Por ainda não existir uma regulamentação vigente sobre os sites que operam no exterior, os apostadores locais ficam sem suporte legal caso sejam lesados, como aponta o presidente da Comissão de Direito do Consumidor da OAB de Pernambuco. "Quem se submete a gastar ou se endividar fazendo um jogo como esse sofre um risco muito grande. Se receber, ótimo, caso não receba não tem a quem se socorrer", detalha.

No entanto, ele afirma que o apostador pode recorrer caso algum envolvido com as apostas seja identificado. "Um representante desse site de jogos poderia responder até criminalmente por isso, contanto que haja a comprovação desse jogo". O advogado complementa que a dificuldade em comprovar está na falta de dados nos boletos dos jogos, os populares pules, que possuem apenas códigos referentes a cada palpite.

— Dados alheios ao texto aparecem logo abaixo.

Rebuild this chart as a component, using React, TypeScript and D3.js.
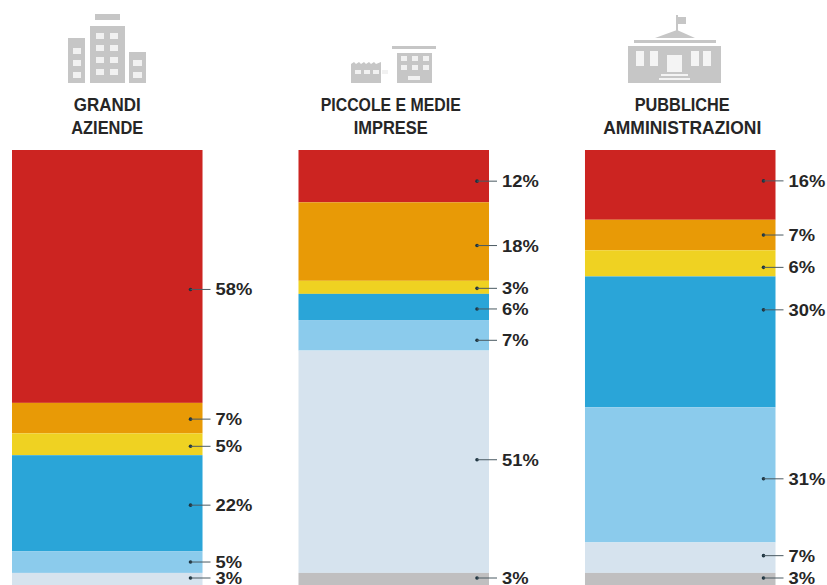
import React from "react";
import * as d3 from "d3";

const W = 827;
const H = 585;

const sectors = ["GRANDI AZIENDE", "PICCOLE E MEDIE IMPRESE", "PUBBLICHE AMMINISTRAZIONI"];
const titleLines = [
  ["GRANDI", "AZIENDE"],
  ["PICCOLE E MEDIE", "IMPRESE"],
  ["PUBBLICHE", "AMMINISTRAZIONI"],
];
// Set widths that squeeze the heading lines into a condensed look
const titleWidths = [
  [67, 72],
  [140, 74],
  [95, 158],
];

const grandiAziende = [58, 7, 5, 22, 5, 3, 0];
const piccoleMedie = [12, 18, 3, 6, 7, 51, 3];
const pubblicheAmm = [16, 7, 6, 30, 31, 7, 3];
const seriesBySector = [grandiAziende, piccoleMedie, pubblicheAmm];

// Bands from top to bottom of each stacked column
const bandColors = ["#cc2421", "#e89a06", "#efd222", "#2aa5d8", "#8bcbec", "#d6e3ee", "#c0bfc0"];

// Vertical nudges of the leader ticks away from each band's centre
const nudges = [
  [13, 1, 2, 2, 0, 0, 0],
  [5, 4, 1, 2, 5, -2, 0],
  [-4, 0, 4, -32, 4, -2, 0],
];

const ICON = "#c6c6c6";
const INK = "#262626";
const FONT = "'Liberation Sans', sans-serif";

const x = d3.scaleBand<string>().domain(sectors).range([12, 775.5]).paddingInner(0.335).paddingOuter(0);
const y = d3.scaleLinear().domain([0, 100]).range([150, 586]);

function Towers() {
  const cols = d3.range(2);
  const rows = d3.range(4);
  return (
    <g fill={ICON}>
      <rect x={95} y={14} width={25} height={6} />
      <rect x={90} y={26} width={35} height={57} />
      <rect x={68} y={38} width={17} height={45} />
      <rect x={129} y={52} width={17} height={31} />
      <g fill="#f1f1f1">
        {rows.map((r) => cols.map((c) => <rect key={`${r}${c}`} x={96 + c * 14} y={33 + r * 12} width={8} height={6} />))}
        {d3.range(3).map((r) => <rect key={r} x={73} y={48 + r * 12} width={8} height={6} />)}
        {d3.range(2).map((r) => <rect key={r} x={133} y={60 + r * 12} width={9} height={6} />)}
      </g>
    </g>
  );
}

function Factory() {
  return (
    <g fill={ICON}>
      <rect x={392} y={46} width={44} height={3} />
      <rect x={397} y={53} width={35} height={30} />
      <path d="M351 83V64l3-2 2 2 3-2 2 2 3-2 2 2 3-2 2 2 3-2 2 2 5-2v21z" />
      <g fill="#f1f1f1">
        {d3.range(4).map((i) => <rect key={i} x={355 + i * 9} y={70} width={6} height={4} />)}
        {d3.range(2).map((r) =>
          d3.range(3).map((c) => <rect key={`${r}${c}`} x={401 + c * 11} y={56 + r * 9} width={6} height={5} />),
        )}
        <rect x={408} y={76} width={12} height={4} />
      </g>
    </g>
  );
}

function Townhall() {
  return (
    <g fill={ICON}>
      <rect x={676} y={15} width={2} height={16} />
      <rect x={678} y={17} width={8} height={7} />
      <path d="M655 38L677 30L695 38z" />
      <rect x={634} y={40} width={82} height={3} />
      <rect x={628} y={46} width={93} height={37} />
      <g fill="#f4f4f4">
        {[636, 650, 691, 703].map((wx) => <rect key={wx} x={wx} y={51} width={8} height={15} />)}
        <rect x={667} y={55} width={15} height={17} />
        <rect x={661} y={74} width={27} height={2} />
        <rect x={659} y={78} width={31} height={2} />
      </g>
    </g>
  );
}

export default function App() {
  const stacks = seriesBySector.map((values) => {
    let acc = 0;
    return values.map((v) => {
      const from = acc;
      acc += v;
      return { v, from, to: acc };
    });
  });

  return (
    <svg
      width={W}
      height={H}
      viewBox={`0 0 ${W} ${H}`}
      style={{ position: "fixed", left: 0, top: 0, background: "#fff" }}
    >
      <Towers />
      <Factory />
      <Townhall />
      {sectors.map((s, i) => {
        const bx = x(s) as number;
        const bw = x.bandwidth();
        const cx = bx + bw / 2 + (i === 1 ? -3 : i === 2 ? 2 : 0);
        return (
          <g key={s}>
            {titleLines[i].map((line, j) => (
              <text
                key={line}
                x={cx}
                y={111 + j * 23}
                textAnchor="middle"
                textLength={titleWidths[i][j]}
                lengthAdjust="spacingAndGlyphs"
                fontFamily={FONT}
                fontWeight={700}
                fontSize={19}
                fill={INK}
              >
                {line}
              </text>
            ))}
            {stacks[i].map((d, k) =>
              d.v > 0 ? (
                <rect key={k} x={bx} y={y(d.from)} width={bw} height={y(d.to) - y(d.from)} fill={bandColors[k]} />
              ) : null,
            )}
            {stacks[i].map((d, k) => {
              if (d.v === 0) return null;
              const ly = Math.min((y(d.from) + y(d.to)) / 2 + nudges[i][k], 578);
              const lx = bx + bw + 13;
              return (
                <g key={k}>
                  <circle cx={bx + bw - 12} cy={ly} r={1.8} fill="#1d3440" />
                  <line x1={bx + bw - 12} x2={bx + bw + 8} y1={ly} y2={ly} stroke="#4a5a62" strokeWidth={1} />
                  <text
                    transform={`translate(${lx},${ly + 6}) scale(1.08,1)`}
                    fontFamily={FONT}
                    fontWeight={700}
                    fontSize={17}
                    fill={INK}
                  >
                    {d.v}%
                  </text>
                </g>
              );
            })}
          </g>
        );
      })}
    </svg>
  );
}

Foi apostando na 'zebra', que o jogador César Soares* viu seus R$ 0,70, valor do palpite, virarem mais de R$ 2 mil. Mas, a revolta surgiu quando o pagamento foi negado pela banca, localizada no bairro do Barro, Zona Oeste do Recife. " Falaram que um dos jogos que apostei foi fraude e por isso não iriam me pagar, mas em nenhum lugar saiu essa informação e ainda me mostraram a notícia em um site falso", comenta. A partida citada foi entre Atlético-MG e Santos, pela 13ª rodada do Brasileirão, registrada normalmente pela Confederação Brasileira de Futebol (CBF).

César afirma que a mesma banca deixou de pagar a outros apostadores na região e, no caso dele, o estabelecimento só aceitou pagar $ 400. "Disseram que não queriam acordo porque não iriam pagar um prêmio de mais de R$ 2 mil para alguém que tinha apostado só R$ 0,70". Sem ter a quem recorrer, César ficou sem o valor completo que lhe cabia.

A reportagem entrou em contato com o Ministério Público de Pernambuco (MPPE). O órgão informou que "não há registro de nenhuma representação referente a apostas esportivas, seja em sites ou em bancas físicas" no Estado.

Para quem deseja tentar a sorte no mundo das apostas, Renato Baptista dá um recado: "Se você ganhar nos primeiros pules, aí é que vai se iludir mesmo. Não entendia como perdiam dinheiro com isso. Até que comecei a perder dez para ganhar uma".